Suivant arrêt du 12 janvier 2017, la cour d'appel d'Amiens a :

- infirmé le jugement du tribunal de commerce de Lille du 13 mars 2012, statuant à nouveau

- dit que la société Doublet a manqué à ses obligations contractuelles en n'intégrant pas les produits de la marque « TDOU » dans ses catalogues et en ne les mettant pas sur son site internet,

- condamné en conséquence la société Doublet à payer à la société Signes Design la somme de 65 000 euros à titre de dommages et intérêts,

- condamné la société Doublet à payer à la société Signes Design la somme de 6000 euros sur le fondement de l'article 700 du code de procédure civile,

- mis à la charge de la société Doublet les dépens de première instance et des deux procédures d'appel.

La société Signes Design a formé un pourvoi contre cet arrêt.
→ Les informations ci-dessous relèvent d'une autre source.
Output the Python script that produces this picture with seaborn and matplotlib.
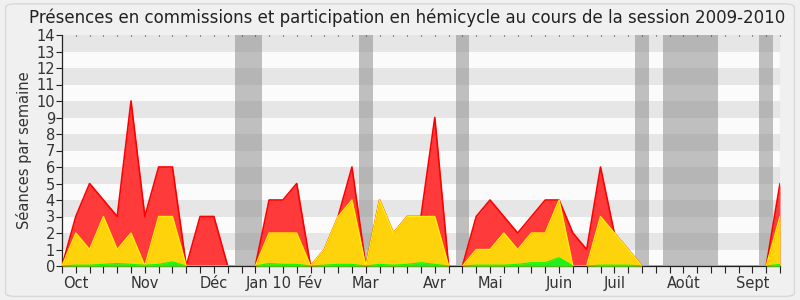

Suivant arrêt en date du 6 novembre 2019, la cour de cassation a cassé l'arrêt de la cour d'appel d'Amiens et renvoyé l'affaire devant la cour d'appel de Douai.

Suivant déclarations des 11 février et 15 avril 2020, la société Signes Design a saisi la cour d'appel de Douai de l'affaire.

Les deux affaires ont été jointes le 14 janvier 2021.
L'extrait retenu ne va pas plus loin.